P.S. I love Hemingway, but don't know that I necessarily would have if I hadn't begun with A Moveable Feast and worked my way backward.
'Twas the Monkey's recommendation that got me Hemingwayized.
I forgive him his romanticizing war. He was unrepentantly juvenile in his understanding of women, why not war too. . . ?
And I liked the damned thing, and Chaplin's character, in spite of all that. . . !
Me, too. The film is flawed, but it is warm and Chaplin seems aware of its flaws and knows they are chasing the last of his audience away, but he's going to speak his piece anyway. I kept my mouth shut for twenty-five years, he seems to be saying, now I've got to let it out.
I forgive him his romanticizing war. He was unrepentantly juvenile in his understanding of women, why not war too. . . ?
I completely get it when people say they don't like Hemingway -- what he knew about women wouldn't fill a thimble, and his thoughts on war and big-game hunting were passe by 1944.
Hemingway came up at home this weekend because the Washington Post Sunday magazine mentioned the so-called Hemingway App -- http://www.hemingwayapp.com/ -- which claims to analyze and grade your writing according to the Hemingway ideal. Ironically, Hemingway himself would flunk the Hemingway test.

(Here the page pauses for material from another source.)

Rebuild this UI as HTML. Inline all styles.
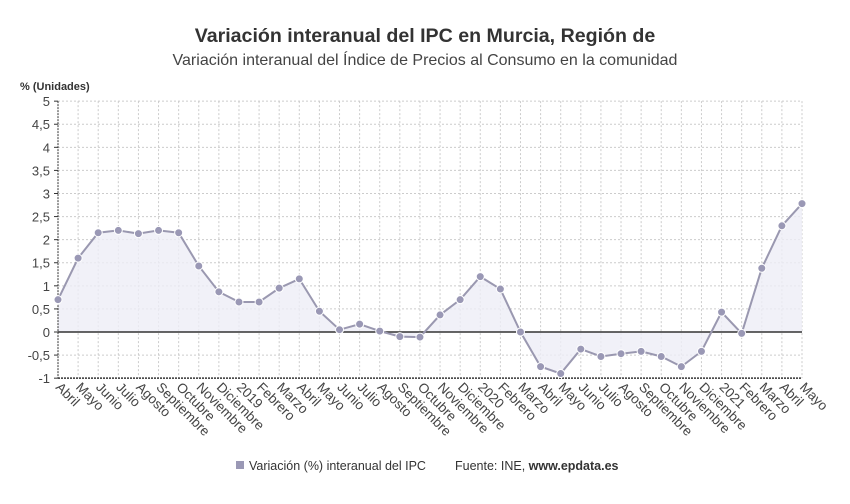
<!DOCTYPE html>
<html><head><meta charset="utf-8"><style>
body{margin:0;background:#fff;width:850px;height:499px;overflow:hidden;font-family:"Liberation Sans",sans-serif}
</style></head><body>
<svg width="850" height="499" xmlns="http://www.w3.org/2000/svg" font-family="Liberation Sans, sans-serif">
<text x="425" y="42" text-anchor="middle" font-size="19.6" font-weight="bold" fill="#333">Variación interanual del IPC en Murcia, Región de</text>
<text x="425" y="65" text-anchor="middle" font-size="16" fill="#444">Variación interanual del Índice de Precios al Consumo en la comunidad</text>
<text x="20" y="90" font-size="11" font-weight="bold" fill="#333">% (Unidades)</text>
<g id="g"></g>
<g font-size="12.5" fill="#333">
<rect x="236" y="461" width="8" height="8" fill="#9a98b5"/>
<text x="249" y="470">Variación (%) interanual del IPC</text>
<text x="455" y="470">Fuente: INE, <tspan font-weight="bold">www.epdata.es</tspan></text>
</g>
</svg>
<script>
const v=[0.7,1.6,2.15,2.2,2.13,2.2,2.15,1.43,0.87,0.65,0.65,0.95,1.15,0.45,0.05,0.17,0.02,-0.1,-0.11,0.37,0.7,1.2,0.93,0,-0.75,-0.9,-0.37,-0.53,-0.47,-0.42,-0.53,-0.75,-0.42,0.43,-0.03,1.38,2.3,2.78];
const L=["Abril","Mayo","Junio","Julio","Agosto","Septiembre","Octubre","Noviembre","Diciembre","2019","Febrero","Marzo","Abril","Mayo","Junio","Julio","Agosto","Septiembre","Octubre","Noviembre","Diciembre","2020","Febrero","Marzo","Abril","Mayo","Junio","Julio","Agosto","Septiembre","Octubre","Noviembre","Diciembre","2021","Febrero","Marzo","Abril","Mayo"];
const x0=58,x1=802,dx=(x1-x0)/37,Y=u=>332-u*46.17;
let s="";
for(let k=-2;k<=10;k++){const u=k/2,y=Y(u);
 if(k!=-2&&k!=0)s+=`<line x1="${x0}" x2="${x1}" y1="${y}" y2="${y}" stroke="#ccc" stroke-dasharray="2,2"/>`;
 s+=`<text x="${x0-8}" y="${y+5}" text-anchor="end" font-size="13" fill="#444">${String(u).replace('.',',')}</text>`;
 s+=`<line x1="${x0-4}" x2="${x0}" y1="${y}" y2="${y}" stroke="#333"/>`;}
for(let i=1;i<38;i++){const x=x0+i*dx;s+=`<line x1="${x}" x2="${x}" y1="${Y(5)}" y2="${Y(-1)}" stroke="#ccc" stroke-dasharray="2,2"/>`;}
let p=v.map((u,i)=>`${x0+i*dx},${Y(u)}`).join(" ");
s+=`<polygon points="${x0},${Y(0)} ${p} ${x1},${Y(0)}" fill="#eeeef6" opacity="0.8"/>`;
s+=`<line x1="${x0}" x2="${x1}" y1="${Y(0)}" y2="${Y(0)}" stroke="#333" stroke-width="1.5"/>`;
s+=`<line x1="${x0}" x2="${x0}" y1="${Y(5)}" y2="${Y(-1)}" stroke="#333" stroke-dasharray="2,1"/>`;
s+=`<line x1="${x0}" x2="${x1}" y1="${Y(-1)}" y2="${Y(-1)}" stroke="#333" stroke-width="1.5" stroke-dasharray="2,1"/>`;
s+=`<polyline points="${p}" fill="none" stroke="#9a98b0" stroke-width="2"/>`;
v.forEach((u,i)=>{s+=`<circle cx="${x0+i*dx}" cy="${Y(u)}" r="4" fill="#9a98b5" stroke="#fff" stroke-width="1"/>`;});
L.forEach((t,i)=>{const x=x0+i*dx-3,y=388;s+=`<text x="${x}" y="${y}" font-size="13.5" fill="#444" transform="rotate(45 ${x} ${y})">${t}</text>`;});
document.getElementById("g").innerHTML=s;
</script>
</body></html>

Here's a bit from the story "The Short Happy Life of Francis Macomber":
The car was going a wild forty-five miles an hour across the open and as Macomber watched, the buffalo got
bigger and bigger until he could see the gray, hairless, scabby look of one huge bull and how his neck was a part
of his shoulders and the shiny black of his horns as he galloped a little behind the others that were strung out in
that steady plunging gait; and then, the car swaying as though it had just jumped a road, they drew up close and
he could see the plunging hugeness of the bull, and the dust in his sparsely haired hide, the wide boss of horn
and his outstretched, wide-nostrilled muzzle, and he was raising his rifle when Wilson shouted, "Not from the car,
you fool!" and he had no fear, only hatred of Wilson, while the brakes clamped on and the car skidded, plowing
sideways to an almost stop and Wilson was out on one side and he on the other, stumbling as his feet hit the still
speeding-by of the earth, and then he was shooting at the bull as he moved away, hearing the bullets whunk into
him, emptying his rifle at him as he moved steadily away, finally remembering to get his shots forward into the
shoulder, and as he fumbled to re-load, he saw the bull was down.
"Macomber" has everything in it that people hate about Hemingway -- the glorification of big-game trophy hunting, a woman reduced to the very cartoon of a adulterous, murdering shrew -- but it also contains this very fine example of how to convey action with words. You could teach an entire course on writing based on this one sentence alone.
The Hemingway App grades the above sentence as "Bad" -- a 56 on a scale of 1 to 60, with 1 being best and 60 being worst -- noting that it is "very hard to read" and has a couple of adverbs which it considers to be a no-no per se.
Which is why the Hemingway App is a load of crap.
A few of my early songs scored "100" on The Beatles App -- which tells you how fucked all of those apps are.
By the way, there is no Beatles App -- I am like Chaplin, I like to [read] the sound of my own voice. . . .
I knew it. I just fricking KNEW it. And I'm so happy I'm not alone in it. :-)
Most of the people I've met who dislike Hemngway's writing actually dislike Hemingway. They probably also say "Love and Death isn't a funny movie" for similar reasons.
Back to Limelight -- last night in the sixth episode of the sixth series of Dr. Martin, Doc Martin's mom showed up at his front door. Over a year after telling him that she wished she'd never had him.
The actress has been brilliant in portraying a cold, cold, cold, heartless woman.
Said actress? Claire Bloom.
btw, she does not look old enough to have acted with Chaplin in Limelight as an adult character -- she has aged awfully well.